The following is from the book Design of Analog CMOS Integrated Circuit, Page 180, Example 6.5
compute the transfer function of the common-gate stage.
$$\omega_{in} = \left[(C_{GS} + C_{SB}) (R_S \parallel R_{in}) \right]^{-1}$$
$$\Rightarrow \omega_{in} = \left[(C_{GS} + C_{SB}) (R_S \parallel \frac{1} {g_m+g_{mb}}) \right]^{-1}$$
$$\omega_{out} = \left[(C_{DG} + C_{DB}) R_D \right]^{-1}$$
The book consider input resistance for \$\omega_{in}\$.
$$R_{in} = \frac{1} {g_m+g_{mb}}$$
However, I think we should also include \$R_{out}\$ for \$\omega_{out}\$.
The following is the output resistance.

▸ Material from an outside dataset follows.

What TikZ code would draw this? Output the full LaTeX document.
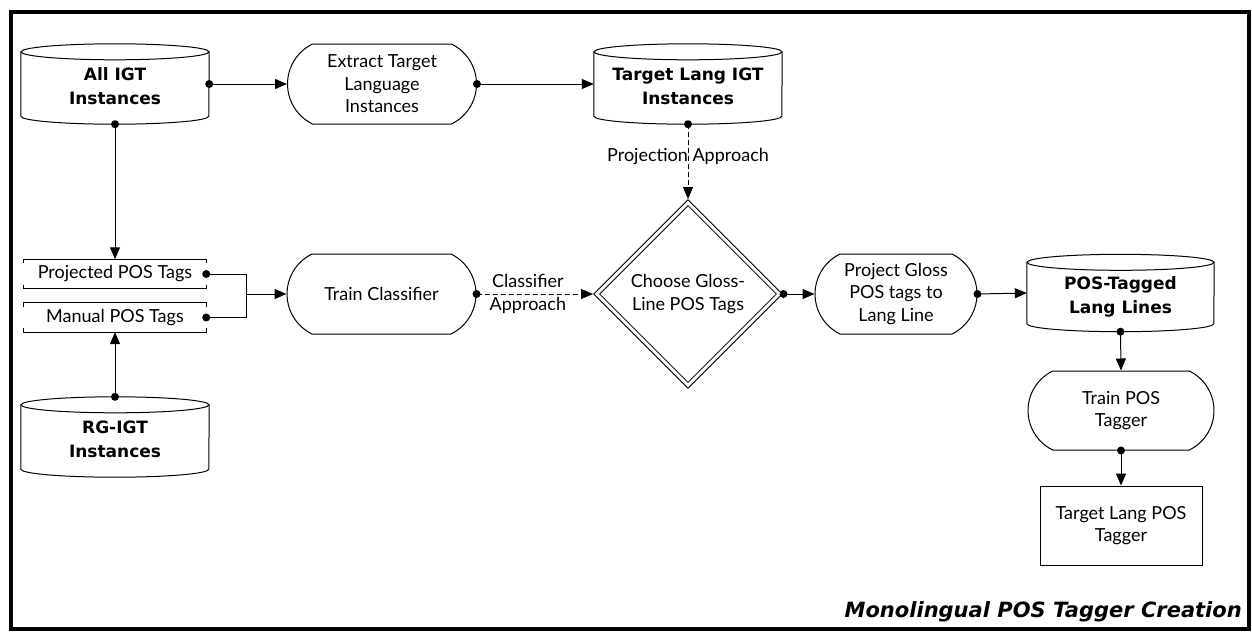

Neglecting channel-length modulation, \$r_{out}\$ should be removed from the following hybrid \$\pi\$ model.
$$R_{out} = \frac{V_X} {I_X} = R_S$$
$$\omega_{out} = \left[(C_{DG} + C_{DB}) (R_D \parallel R_{out})\right]^{-1}$$
$$\Rightarrow \omega_{out} = \left[(C_{DG} + C_{DB}) (R_D \parallel R_{S})\right]^{-1}$$